People that think this is natural variation, and frankly it has been proven we can’t change anything if we wanted – did not make it Political – you did.
As far as the average American they are smarter than you think and your maybe not as smart as you think. They can read a thermometer and obviously your struggling with that because its too complicated.
I don’t need or want you to tell me how to live, what car I can drive or how much electricity I can use.
I don’t want to be taxed for no reason to support some massive Government programs and a pack of rent seeking scientists to study it.
At this juncture your scientific hypothesis has failed and thats the science, thank goodness it took less than 20 yrs.
Have a nice day
The debate and doubt I speak to is the one of doubting the very entity we once held as a guiding factor. If 99% of the worlds scientists know something to be true and people refuse to listen until they either see for themselves or are shaken by sudden impacts, I judge that we will have truly lost our ability to be genuine and trust one another.

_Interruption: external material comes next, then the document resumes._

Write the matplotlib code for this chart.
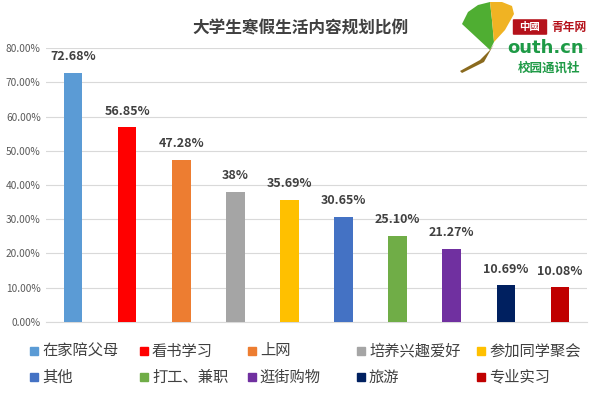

The space I hold is one of empathy towards yourself, our children, our children’s children, and our planet. I have no desire to inform you how to live your life or your ability to drive cars, use electricity or seek happiness. Taxes and government programs may span our current reality and near future, but the real truth is, are current means of production and unsustainable pathway is taxing our future generations.
I do not ask anyone to sacrifice quality of life, I simply point to the abundant future we can build when we have the honest conversations about what does it mean to consider the next 7 generations with every decision we make? Will my children be able to farm my land if I continue to put highly dense fertilizers into the soil that degrade the minerals? Will they have the opportunity to play at or a beach, or will will our waters run polluted with a myriad of unnecessary chemicals?
As my hero once said, we are the music makers, and we are the dreamers of a dream. My dream is to live a happy life where we create compassionate civilizations that are cognizant creatures of this earth just like everything else.